何かしたくて移住した人が、それをするために1、2年も掛けて地域のネットワークを自分1人で作るのでなく、そういう人をサポートして、効率的に地域の中で事業展開できるような仕組みつくりたい。
移住するための”トリガー”づくり
移住者から担い手へという取り組みと平行して、よそ者から移住者へというステップアップも課題です。能登に興味を持ってくれ、移住したいと思う人はプラットフォームを通じてかなり増えてきています。しかし、そういった人たちが移住を決断する為に、こちら側から「来なよ」と言える最後の一手(トリガー)がまだ弱く、狭い範囲でしかできていない。

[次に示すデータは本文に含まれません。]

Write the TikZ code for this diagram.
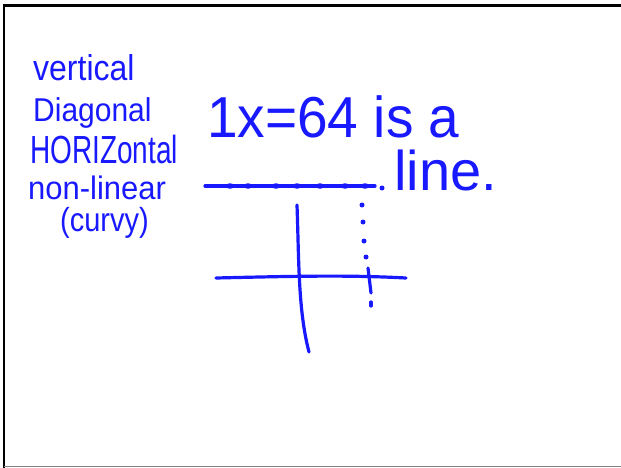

例えば、株式会社御祓川で、雇用がつくれ、求人も出せるので「来なよ」といえる条件を提供することができますが、それは自分たちの範囲だけであって、能登全体として同時多発的にできるかと言われればその体制はまだ整っていません。今後は、能登全体で広範囲に提供できる移住決断のための”トリガー”づくりがこれまで以上に求められています。
本ページは、平成25年度 地域をフィールドとした産業人材受入のための環境整備のあり方に関する調査事業(実施:四国経済産業局)において調査した時点のデータを活用して作成したものです。